--- Required task ---
Reproduce exactly the run of lines from the one containing "Give me the matplotlib source for this chart." through the one containing "plt.rcParams['font.family'] = ['Liberation". Pictures do not belong in the copy.
------ Entries shown
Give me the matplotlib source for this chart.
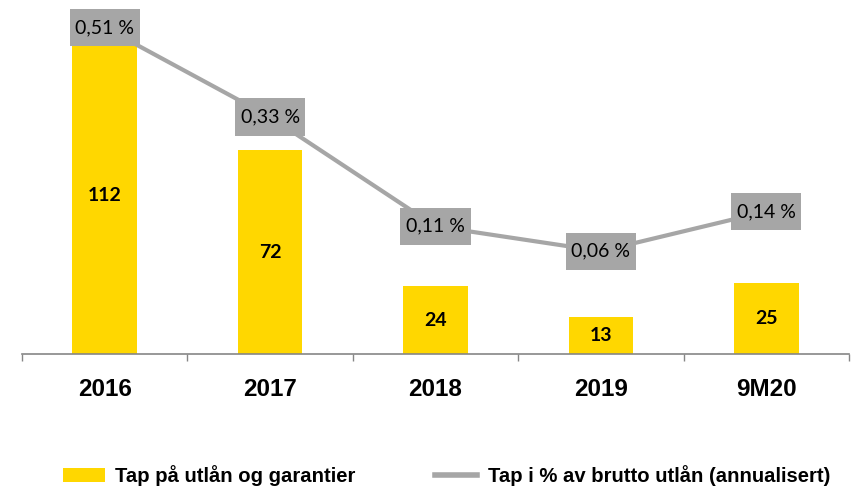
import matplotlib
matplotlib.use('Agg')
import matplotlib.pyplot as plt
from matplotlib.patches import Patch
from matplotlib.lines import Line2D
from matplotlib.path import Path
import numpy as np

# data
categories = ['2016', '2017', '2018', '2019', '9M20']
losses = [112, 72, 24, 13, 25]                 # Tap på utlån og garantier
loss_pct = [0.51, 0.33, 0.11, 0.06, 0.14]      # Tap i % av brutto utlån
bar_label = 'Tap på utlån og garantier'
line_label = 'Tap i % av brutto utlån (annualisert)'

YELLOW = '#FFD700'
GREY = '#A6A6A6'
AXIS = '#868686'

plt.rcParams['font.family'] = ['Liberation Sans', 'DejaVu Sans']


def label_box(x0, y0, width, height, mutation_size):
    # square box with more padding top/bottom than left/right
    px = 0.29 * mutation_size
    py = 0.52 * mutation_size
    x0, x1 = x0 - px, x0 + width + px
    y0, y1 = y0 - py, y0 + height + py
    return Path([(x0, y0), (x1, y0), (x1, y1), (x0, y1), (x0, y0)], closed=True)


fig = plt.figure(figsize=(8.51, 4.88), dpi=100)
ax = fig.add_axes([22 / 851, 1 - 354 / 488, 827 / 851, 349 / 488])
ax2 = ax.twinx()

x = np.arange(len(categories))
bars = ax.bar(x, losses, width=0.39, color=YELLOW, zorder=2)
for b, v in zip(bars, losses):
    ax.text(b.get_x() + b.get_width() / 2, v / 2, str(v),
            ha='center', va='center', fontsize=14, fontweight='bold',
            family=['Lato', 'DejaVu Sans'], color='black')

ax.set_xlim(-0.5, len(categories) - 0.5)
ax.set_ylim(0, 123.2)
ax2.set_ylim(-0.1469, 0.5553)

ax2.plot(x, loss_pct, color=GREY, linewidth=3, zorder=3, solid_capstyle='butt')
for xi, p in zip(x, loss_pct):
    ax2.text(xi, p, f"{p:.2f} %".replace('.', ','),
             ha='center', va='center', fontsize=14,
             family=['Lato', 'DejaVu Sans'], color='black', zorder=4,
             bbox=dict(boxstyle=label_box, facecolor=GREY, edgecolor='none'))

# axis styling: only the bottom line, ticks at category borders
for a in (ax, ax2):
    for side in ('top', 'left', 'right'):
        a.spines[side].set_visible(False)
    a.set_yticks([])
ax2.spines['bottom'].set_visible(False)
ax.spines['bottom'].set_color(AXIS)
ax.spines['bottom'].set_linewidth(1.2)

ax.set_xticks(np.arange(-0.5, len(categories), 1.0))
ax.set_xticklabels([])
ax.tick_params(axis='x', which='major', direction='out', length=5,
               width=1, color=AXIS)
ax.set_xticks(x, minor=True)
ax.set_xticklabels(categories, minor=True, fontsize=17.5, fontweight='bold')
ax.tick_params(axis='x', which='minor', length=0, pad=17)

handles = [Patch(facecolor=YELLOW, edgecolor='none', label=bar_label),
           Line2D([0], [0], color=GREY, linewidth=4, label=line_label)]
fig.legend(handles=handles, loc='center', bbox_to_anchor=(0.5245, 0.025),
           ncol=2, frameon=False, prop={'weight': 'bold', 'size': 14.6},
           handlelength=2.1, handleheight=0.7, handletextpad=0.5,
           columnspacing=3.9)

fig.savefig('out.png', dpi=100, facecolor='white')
------------
------ Entries shown
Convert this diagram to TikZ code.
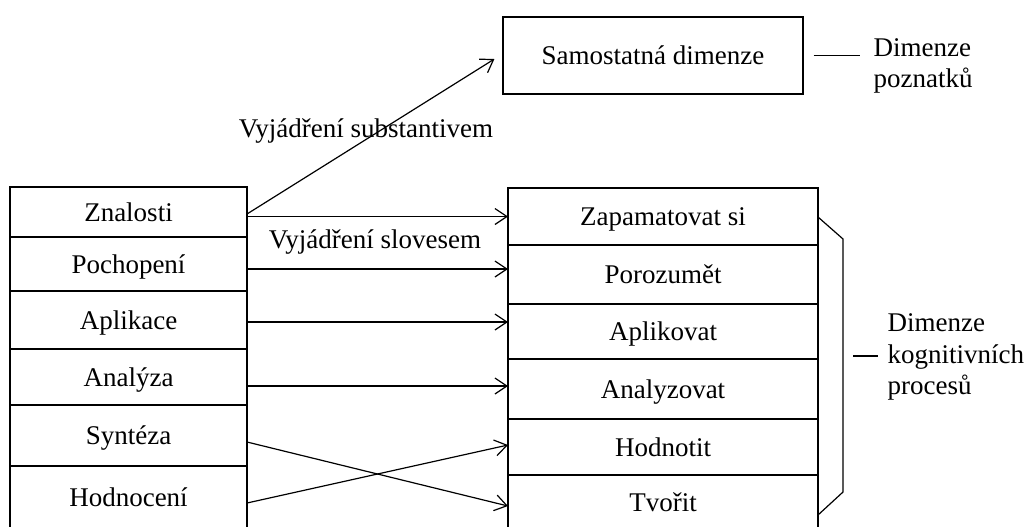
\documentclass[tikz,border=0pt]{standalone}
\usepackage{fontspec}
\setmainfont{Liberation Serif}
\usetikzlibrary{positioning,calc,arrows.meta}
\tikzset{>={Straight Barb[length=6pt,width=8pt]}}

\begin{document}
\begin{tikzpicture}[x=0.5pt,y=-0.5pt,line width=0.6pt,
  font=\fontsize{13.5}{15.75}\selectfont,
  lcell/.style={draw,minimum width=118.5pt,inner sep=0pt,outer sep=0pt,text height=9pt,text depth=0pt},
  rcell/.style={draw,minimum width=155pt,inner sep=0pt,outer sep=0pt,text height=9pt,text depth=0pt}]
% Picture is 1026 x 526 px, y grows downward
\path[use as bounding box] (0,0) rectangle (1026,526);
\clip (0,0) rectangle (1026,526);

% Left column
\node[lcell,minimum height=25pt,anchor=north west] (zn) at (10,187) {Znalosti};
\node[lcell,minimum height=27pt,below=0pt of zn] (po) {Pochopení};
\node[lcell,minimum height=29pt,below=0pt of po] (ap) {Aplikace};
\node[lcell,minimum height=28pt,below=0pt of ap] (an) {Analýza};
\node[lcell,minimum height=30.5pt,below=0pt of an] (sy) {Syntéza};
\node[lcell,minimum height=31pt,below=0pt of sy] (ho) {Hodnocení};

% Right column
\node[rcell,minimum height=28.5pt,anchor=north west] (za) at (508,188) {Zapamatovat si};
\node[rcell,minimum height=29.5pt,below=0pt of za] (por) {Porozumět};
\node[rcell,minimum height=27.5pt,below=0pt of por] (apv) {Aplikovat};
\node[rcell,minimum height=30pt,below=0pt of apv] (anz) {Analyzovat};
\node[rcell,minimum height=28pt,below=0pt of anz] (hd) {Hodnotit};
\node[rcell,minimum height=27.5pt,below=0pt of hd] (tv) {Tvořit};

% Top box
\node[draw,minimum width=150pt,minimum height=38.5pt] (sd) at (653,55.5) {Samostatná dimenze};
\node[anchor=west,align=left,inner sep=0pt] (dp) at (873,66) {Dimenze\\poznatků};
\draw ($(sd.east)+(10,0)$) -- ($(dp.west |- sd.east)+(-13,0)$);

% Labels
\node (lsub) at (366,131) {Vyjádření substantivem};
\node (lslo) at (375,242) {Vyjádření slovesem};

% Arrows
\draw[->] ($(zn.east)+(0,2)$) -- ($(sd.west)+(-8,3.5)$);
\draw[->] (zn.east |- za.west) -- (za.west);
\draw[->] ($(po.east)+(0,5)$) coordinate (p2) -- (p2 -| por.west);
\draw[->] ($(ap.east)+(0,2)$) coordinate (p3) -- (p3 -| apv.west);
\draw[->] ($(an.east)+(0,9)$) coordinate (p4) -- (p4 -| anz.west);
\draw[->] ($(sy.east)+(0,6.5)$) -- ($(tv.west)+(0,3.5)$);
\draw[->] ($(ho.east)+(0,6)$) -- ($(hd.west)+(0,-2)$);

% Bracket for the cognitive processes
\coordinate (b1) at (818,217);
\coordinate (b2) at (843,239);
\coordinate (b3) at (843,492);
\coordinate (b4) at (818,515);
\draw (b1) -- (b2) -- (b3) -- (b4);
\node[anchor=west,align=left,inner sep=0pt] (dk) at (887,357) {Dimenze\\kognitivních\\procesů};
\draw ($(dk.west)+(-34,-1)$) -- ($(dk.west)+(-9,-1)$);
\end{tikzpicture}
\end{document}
------------
--- Answer in full ---
Give me the matplotlib source for this chart.
import matplotlib
matplotlib.use('Agg')
import matplotlib.pyplot as plt
from matplotlib.patches import Patch
from matplotlib.lines import Line2D
from matplotlib.path import Path
import numpy as np

# data
categories = ['2016', '2017', '2018', '2019', '9M20']
losses = [112, 72, 24, 13, 25]                 # Tap på utlån og garantier
loss_pct = [0.51, 0.33, 0.11, 0.06, 0.14]      # Tap i % av brutto utlån
bar_label = 'Tap på utlån og garantier'
line_label = 'Tap i % av brutto utlån (annualisert)'

YELLOW = '#FFD700'
GREY = '#A6A6A6'
AXIS = '#868686'

plt.rcParams['font.family'] = ['Liberation Sans', 'DejaVu Sans']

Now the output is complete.